The dating show hails from the UK and became popular in the US during season four, thanks to the entire series being available on Hulu as well as season four just being really, really good. It's like Bachelor in Paradise mixed with Big Brother, but very very British, and it's incredible.
You take two (get it?!) established stars in Rachel Bilson and Eddie Cibrian, put them in a show from the creator of Castle and get...a ratings dud and series with no buzz. Hmph. What happened here?
Can you believe we lived so long without the new Fab Five in our lives? Season two, which debuted in June, got us crying all over again as the boys helped make heroes better. Any show that can make us laugh and cry in the same episode—and at the same frequency as Queer Eye—is one to watch. And then there's Nailed It and Nicole Byer, the hero we need and deserve. Without her, Nailed It wouldn't work. Sure, the cake-baking fails often illicit laughs, but Byer and her chemistry with pastry chef Jacques Torres are reason enough to tune in.
Netflix hasn't quite cracked how to do a late-night series and canceled The Break and Joel McHale Show, which is unfortunate because Joel McHale and Michelle Wolf are welcome voices on our TV screens.
The TNT drama starring Niecy Nash, Carrie Preston, Judy Reyes, Jenn Lyon and Karrueche Tran leaned in for season two. Claws embraced absurdity and let its main characters get dirty, make mistakes and be fabulous, crafting a fun and engaging season in the process. Plus, ratings were stable the whole time and on par with season one.
What was once a ton of compelling on-screen drama involving Ruth Wilson became a ton of compelling and sad off-screen drama involving Ruth Wilson. After she was suddenly killed off, she said she was "not allowed" to talk about her departure, but the show's creator claimed they had all mutually agreed her story was over. It does not seem like anyone is all too broken up about the fact that the show will be ending after next season.

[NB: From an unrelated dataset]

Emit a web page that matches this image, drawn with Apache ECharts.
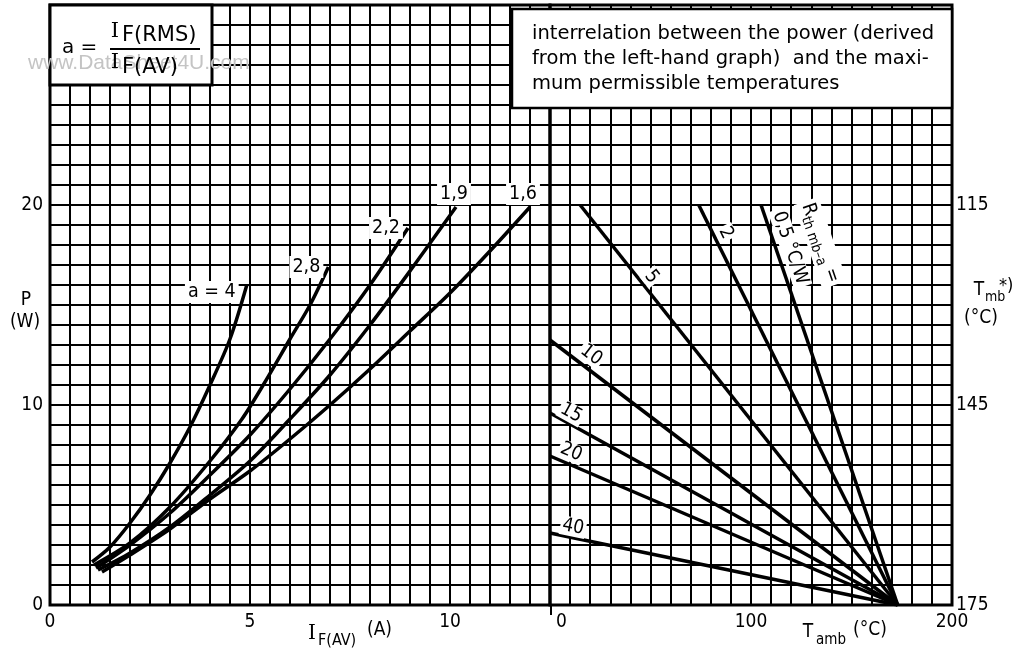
<!DOCTYPE html>
<html><head><meta charset="utf-8">
<script src="https://cdn.jsdelivr.net/npm/echarts@6/dist/echarts.min.js"></script>
<style>html,body{margin:0;padding:0;background:#fff}#c{width:1021px;height:648px}</style>
</head><body><div id="c"></div>
<script>
const FONT = "'DejaVu Sans Condensed','DejaVu Sans',sans-serif";
const FONT_W = "'DejaVu Sans',sans-serif";

// ---- Left graph: P (W) vs I_F(AV) (A) ----
const leftXTicks = [0, 5, 10];
const leftYTicks = [0, 10, 20];
const curveNames = ['a = 4', '2,8', '2,2', '1,9', '1,6'];
const curveA4  = [[1.05,2.15],[1.5,2.9],[2,4.1],[2.5,5.5],[3,7.1],[3.5,8.9],[4,11.0],[4.5,13.3],[4.92,16.0]];
const curveA28 = [[1.1,2.0],[2,3.1],[3,4.9],[4,7.2],[4.8,9.3],[5.33,11.0],[6,13.3],[6.5,15.0],[6.96,16.9]];
const curveA22 = [[1.15,1.85],[2,3.0],[3,4.6],[4,6.5],[5,8.5],[6,10.8],[7,13.3],[8,16.0],[8.95,18.85]];
const curveA19 = [[1.2,1.75],[2,2.6],[3,3.9],[4,5.5],[5,7.2],[6,9.3],[7,11.5],[8,14.0],[9,16.7],[10.15,19.9]];
const curveA16 = [[1.3,1.65],[2,2.5],[3,3.8],[4,5.3],[5,6.7],[6,8.3],[7,10.0],[8,11.8],[9,13.7],[10,15.6],[11,17.7],[12,19.9]];
const leftCurves = [curveA4, curveA28, curveA22, curveA19, curveA16];

// ---- Right graph: P (W) vs T_amb (°C), lines of constant R_th mb-a ----
const rightXTicks = [0, 100, 200];
const tmbTickP = [0, 10, 20];
const tmbTickLabels = ['175', '145', '115'];
const rthNames = ['0,5', '2', '5', '10', '15', '20', '40'];
const rth05 = [[105,20],[173,0]];
const rth2  = [[74,20],[173,0]];
const rth5  = [[15,20],[173,0]];
const rth10 = [[0,13.25],[173,0]];
const rth15 = [[0,9.6],[173,0]];
const rth20 = [[0,7.45],[173,0]];
const rth40 = [[0,3.6],[173,0]];
const rthLines = [rth05, rth2, rth5, rth10, rth15, rth20, rth40];

// ---- label placement (layout only) ----
const curveLabelOffset = [[-35,7],[-22,0],[-22,0],[-2,-13],[-7,-13]];
const rthLabelAt = [null,[87.5,18.6],[50.5,16.4],[20.5,12.5],[10.5,9.6],[10.5,7.65],[11.5,3.9]];
const rthTitleAt = [[134.5,18.1],[119.5,17.85]];

const near = (v, arr) => arr.some(t => Math.abs(t - v) < 1e-6);
const lblStyle = {color:'#000', fontSize:19, fontFamily:FONT};
const gridLine = {show:true, lineStyle:{color:'#000', width:2}};

const chart = echarts.init(document.getElementById('c'), null, {renderer:'canvas'});

const series = [];
leftCurves.forEach((d, i) => series.push({
  type:'line', name:curveNames[i], xAxisIndex:0, yAxisIndex:0, data:d, smooth:0.3,
  symbol:'none', lineStyle:{color:'#000', width:3.5}, z:5
}));
rthLines.forEach((d, i) => series.push({
  type:'line', name:'R' + rthNames[i], xAxisIndex:1, yAxisIndex:1, data:d,
  symbol:'none', lineStyle:{color:'#000', width:3.5}, z:5
}));

chart.setOption({
  animation:false,
  backgroundColor:'#fff',
  grid:[
    {left:50, top:5, width:500, height:600, show:true, borderColor:'#000', borderWidth:3, containLabel:false, outerBoundsMode:'none'},
    {left:550, top:5, width:402, height:600, show:true, borderColor:'#000', borderWidth:3, containLabel:false, outerBoundsMode:'none'}
  ],
  xAxis:[
    {gridIndex:0, type:'value', min:0, max:12.5, interval:0.5,
     axisLine:{show:false}, axisTick:{show:false}, splitLine:gridLine,
     axisLabel:Object.assign({margin:8, showMinLabel:true, showMaxLabel:true,
       formatter:v => near(v, leftXTicks) ? String(Math.round(v)) : ''}, lblStyle)},
    {gridIndex:1, type:'value', min:0, max:200, interval:10,
     axisLine:{show:false}, axisTick:{show:false}, splitLine:gridLine,
     axisLabel:Object.assign({margin:8, showMinLabel:true, showMaxLabel:true, alignMinLabel:'left',
       rich:{z:{fontSize:19, fontFamily:FONT, color:'#000', padding:[0,0,0,6]}},
       formatter:v => near(v, rightXTicks) ? (Math.abs(v) < 1e-6 ? '{z|0}' : String(Math.round(v))) : ''}, lblStyle)}
  ],
  yAxis:[
    {gridIndex:0, type:'value', min:0, max:30, interval:1,
     axisLine:{show:false}, axisTick:{show:false}, splitLine:gridLine,
     axisLabel:Object.assign({margin:7, showMinLabel:true, showMaxLabel:true,
       formatter:v => near(v, leftYTicks) ? String(Math.round(v)) : ''}, lblStyle)},
    {gridIndex:1, type:'value', min:0, max:30, interval:1, position:'right',
     axisLine:{show:false}, axisTick:{show:false}, splitLine:gridLine,
     axisLabel:Object.assign({margin:4, showMinLabel:true, showMaxLabel:true,
       formatter:v => { const k = tmbTickP.findIndex(t => Math.abs(t - v) < 1e-6); return k >= 0 ? tmbTickLabels[k] : ''; }}, lblStyle)}
  ],
  series:series
});

const px = (gi, pt) => chart.convertToPixel({gridIndex:gi}, pt);
const T = (x, y, text, o) => Object.assign({type:'text', x:x, y:y, z:200,
  style:Object.assign({text:text, fill:'#000', fontSize:19, fontFamily:FONT, align:'left', verticalAlign:'middle'}, (o && o.style) || {})},
  o ? (({style, ...r}) => r)(o) : {});

const g = [];
// formula box
g.push({type:'rect', z:150, shape:{x:50, y:5, width:162, height:80}, style:{fill:'#fff', stroke:'#000', lineWidth:3}});
g.push(T(28, 63, 'www.DataSheet4U.com', {z:160, style:{fill:'#c4c4c4', fontSize:21, fontFamily:"'Liberation Sans',Arial,sans-serif"}}));
g.push(T(62, 48, 'a =', {style:{fontSize:20, fontFamily:FONT_W}}));
g.push(T(115, 32, 'I', {style:{fontSize:21, align:'center', fontFamily:"'DejaVu Serif',serif"}}));
g.push(T(122, 36, 'F(RMS)', {style:{fontSize:21, fontFamily:FONT_W}}));
g.push({type:'line', z:200, shape:{x1:110, y1:49, x2:200, y2:49}, style:{stroke:'#000', lineWidth:2}});
g.push(T(115, 63, 'I', {style:{fontSize:21, align:'center', fontFamily:"'DejaVu Serif',serif"}}));
g.push(T(122, 68, 'F(AV)', {style:{fontSize:21, fontFamily:FONT_W}}));

// text box
g.push({type:'rect', z:150, shape:{x:512, y:9, width:440, height:99}, style:{fill:'#fff', stroke:'#000', lineWidth:2.5}});
['interrelation between the power (derived', 'from the left-hand graph)  and the maxi-', 'mum permissible temperatures']
  .forEach((s, i) => g.push(T(532, 34 + i * 25, s, {style:{fontSize:19.5, fontFamily:FONT_W}})));
g.push(T(870, 3, '7Z72939', {style:{fontSize:11, verticalAlign:'bottom'}}));

// curve labels
leftCurves.forEach((d, i) => {
  const p = px(0, d[d.length - 1]);
  const o = curveLabelOffset[i];
  g.push(T(p[0] + o[0], p[1] + o[1], curveNames[i], {style:{fontSize:19.5, align:'center', backgroundColor:'#fff', padding:[1,3]}}));
});

// R_th line labels, rotated along their lines
rthLines.forEach((d, i) => {
  if (!rthLabelAt[i]) return;
  const a = px(1, d[0]), b = px(1, d[1]);
  const ang = Math.atan2(b[1] - a[1], b[0] - a[0]);
  const p = px(1, rthLabelAt[i]);
  g.push(T(p[0], p[1], rthNames[i], {rotation:-ang, style:{fontSize:19, align:'center', backgroundColor:'#fff', padding:[0,2]}}));
});
{
  const a = px(1, rth05[0]), b = px(1, rth05[1]);
  const ang = Math.atan2(b[1] - a[1], b[0] - a[0]);
  const p1 = px(1, rthTitleAt[0]), p2 = px(1, rthTitleAt[1]);
  g.push({type:'text', x:p1[0], y:p1[1], rotation:-ang, z:200,
    style:{text:'{b|R}{s|th mb–a}{b| =}', align:'center', verticalAlign:'middle', fill:'#000', backgroundColor:'#fff', padding:[0,3],
      rich:{b:{fontSize:19, fontFamily:FONT, lineHeight:26, verticalAlign:'middle'}, s:{fontSize:14, fontFamily:FONT, lineHeight:26, verticalAlign:'bottom'}}}});
  g.push(T(p2[0], p2[1], '0,5 °C/W', {rotation:-ang, style:{fontSize:19, align:'center', backgroundColor:'#fff', padding:[0,3]}}));
}

// small tick at right-hand T_amb = 0
{
  const p = px(1, [0, 0]);
  g.push({type:'line', z:200, shape:{x1:p[0] + 1, y1:p[1], x2:p[0] + 1, y2:p[1] + 10}, style:{stroke:'#000', lineWidth:2}});
}

// axis names
g.push(T(26, 300, 'P', {style:{align:'center'}}));
g.push(T(25, 322, '(W)', {style:{align:'center'}}));
g.push(T(312, 634, 'I', {style:{align:'center', fontSize:20, fontFamily:"'DejaVu Serif',serif"}}));
g.push(T(318, 641, 'F(AV)', {style:{fontSize:16}}));
g.push(T(367, 630, '(A)', {style:{fontSize:19}}));
g.push(T(808, 632, 'T', {style:{align:'center'}}));
g.push(T(816, 640, 'amb', {style:{fontSize:15}}));
g.push(T(853, 630, '(°C)', {style:{fontSize:19}}));
g.push(T(979, 290, 'T', {style:{align:'center'}}));
g.push(T(985, 297, 'mb', {style:{fontSize:14}}));
g.push(T(999, 286, '*)', {style:{fontSize:18}}));
g.push(T(981, 318, '(°C)', {style:{align:'center'}}));

chart.setOption({graphic:{elements:g}});
</script>
</body></html>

Season one was good, season two was so much better. Betty Gilpin is a revelation and once GLOW started spending more time on the supporting players and developing their rich stories outside the wrestling ring everything got better.

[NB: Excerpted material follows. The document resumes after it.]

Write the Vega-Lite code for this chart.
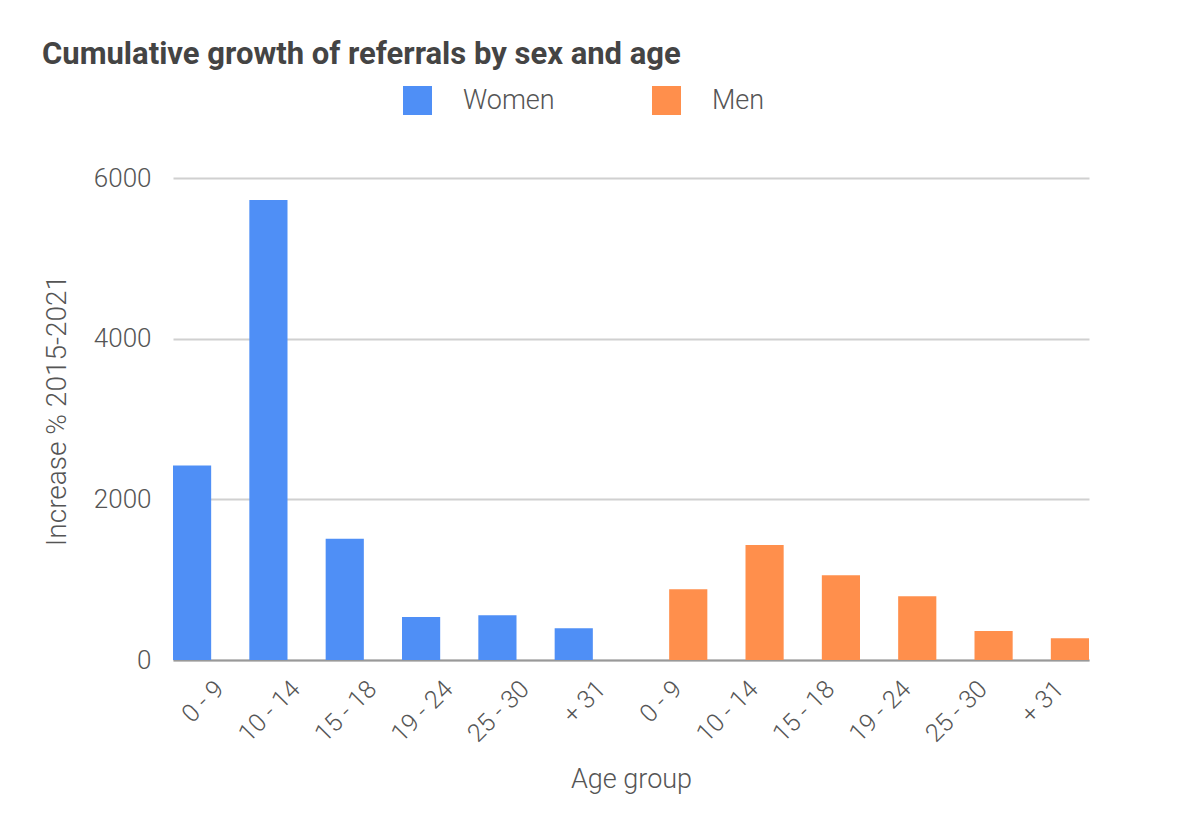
{
  "$schema": "https://vega.github.io/schema/vega-lite/v6.json",
  "width": 916,
  "height": 482,
  "autosize": {"type": "none"},
  "padding": {"left": 173, "top": 178, "right": 111, "bottom": 168},
  "background": "white",
  "title": {
    "text": "Cumulative growth of referrals by sex and age",
    "anchor": "start",
    "frame": "group",
    "dx": -131,
    "offset": 15,
    "font": "Roboto",
    "fontSize": 31,
    "fontWeight": "bold",
    "color": "#444444"
  },
  "data": {
    "values": [
      {"group": "Women|0 - 9", "sex": "Women", "value": 2420},
      {"group": "Women|10 - 14", "sex": "Women", "value": 5725},
      {"group": "Women|15 - 18", "sex": "Women", "value": 1508},
      {"group": "Women|19 - 24", "sex": "Women", "value": 535},
      {"group": "Women|25 - 30", "sex": "Women", "value": 556},
      {"group": "Women|+ 31", "sex": "Women", "value": 394},
      {"group": "Men|0 - 9", "sex": "Men", "value": 880},
      {"group": "Men|10 - 14", "sex": "Men", "value": 1431},
      {"group": "Men|15 - 18", "sex": "Men", "value": 1054},
      {"group": "Men|19 - 24", "sex": "Men", "value": 793},
      {"group": "Men|25 - 30", "sex": "Men", "value": 361},
      {"group": "Men|+ 31", "sex": "Men", "value": 270}
    ]
  },
  "mark": {"type": "bar"},
  "encoding": {
    "x": {
      "field": "group",
      "type": "nominal",
      "sort": null,
      "scale": {"paddingInner": 0, "paddingOuter": 0},
      "axis": {
        "title": "Age group",
        "labelExpr": "split(datum.value, '|')[1]",
        "labelAngle": -45,
        "labelPadding": 16,
        "labelFontSize": 25,
        "labelColor": "#555555",
        "labelFont": "Roboto",
        "labelFontWeight": 300,
        "titleFont": "Roboto",
        "titleFontWeight": 300,
        "titleFontSize": 27,
        "titleColor": "#555555",
        "titlePadding": 20,
        "ticks": false,
        "domainColor": "#999999",
        "domainWidth": 2,
        "grid": false
      }
    },
    "xOffset": {
      "field": "sex",
      "type": "nominal",
      "scale": {"domain": ["Women", "Men"], "paddingInner": 0, "paddingOuter": 0}
    },
    "y": {
      "field": "value",
      "type": "quantitative",
      "scale": {"domain": [0, 6000]},
      "axis": {
        "title": "Increase % 2015-2021",
        "values": [0, 2000, 4000, 6000],
        "format": "d",
        "labelFontSize": 26,
        "labelColor": "#555555",
        "labelFont": "Roboto",
        "labelFontWeight": 300,
        "labelPadding": 22,
        "titleFont": "Roboto",
        "titleFontWeight": 300,
        "titleFontSize": 28,
        "titleColor": "#555555",
        "titlePadding": 22,
        "titleY": 232,
        "ticks": false,
        "domain": false,
        "gridColor": "#d0d0d0",
        "gridWidth": 2
      }
    },
    "color": {
      "field": "sex",
      "type": "nominal",
      "scale": {"domain": ["Women", "Men"], "range": ["#4F8FF6", "#FF8F4C"]},
      "legend": {
        "title": null,
        "orient": "none",
        "direction": "horizontal",
        "legendX": 230,
        "legendY": -92,
        "symbolType": "square",
        "symbolSize": 841,
        "symbolStrokeWidth": 0,
        "labelFont": "Roboto",
        "labelFontWeight": 300,
        "labelFontSize": 27,
        "labelColor": "#555555",
        "labelOffset": 31,
        "columnPadding": 97
      }
    }
  },
  "config": {"view": {"stroke": null}}
}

Let's just say there's a reason the most recent season was just kinda thrown over to Hulu, then immediately canceled.
After a six-year time jump and a season spent fighting over one livable piece of land, the CW apocalypse drama just went ahead and blew up that piece of land, sent everyone into space, put them in cryo-sleep for 125 years, and is now sending them to an entirely new and possibly alien-filled planet in season six. Who knew you could have this many apocalypses on one show?
Sacha Baron Cohen's Showtime series isn't bad, necessarily, we just aren't sure what it is at all. Is it just a show for pranking people with bad opinions and making Sarah Palin mad? Why was The Bachelor's Corinne Olympios there? Why do we hear about it all the time, but we don't know anyone else who watched it? It just didn't make the impact it seemed like it was supposed to make.

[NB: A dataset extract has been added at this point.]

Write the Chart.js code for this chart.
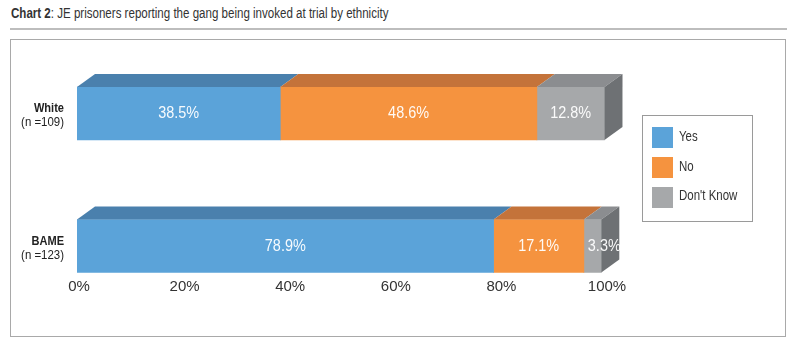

The season itself wasn't bad, but the show and its end couple found themselves in a bit of a predicament when old and offensive social media "likes" by contestant Garrett Yrigoyen were found by fans. It quickly became pretty clear based on the response from the show and from Becca Kufrin that Garrett was going to go far, and so when he won, it felt a little...sour.
Show us someone who watched this season and didn't love it and we'll show you a liar. Never have these women been so compelling, from the complete and total breakdown of Bethenny Frankel and Carole Radziwill's friendship to Luann de Lesseps' rise and fall to the boat ride from hell and pooping in a bed. It was the highest quality of television and you cannot convince us otherwise.
HBO's eight episode miniseries, based on Gillian Flynn's novel of the same name, got off to a slow start, but it could not have finished stronger, hitting viewers with its twist ending only in the last thirty seconds, followed by two tiny sequences in the credits. It was masterful work by all involved.
Netflix's tale of an overweight teen who suddenly loses a bunch of weight and becomes a beauty queen in order to get revenge on her former bullies was hated on the internet from the moment its trailer was released, so the show itself had its work cut out for it when it finally debuted, despite the fact that the trailer wasn't exactly an accurate representation of the complicated series. It currently sits at a 10 percent on Rotten Tomatoes, though the audience score is 86 percent, so there's hope for it yet.
The Ryan Murphy-produced exploration of the ball scene in 1980s New York was notable for the largest transgender cast ever on TV, but it also just happened to be damn good, making true stars out of leads like MJ Rodriguez and Indya Moore with a story that could be at times heartbreaking and at other times heartwarming—and a ton of fun to boot.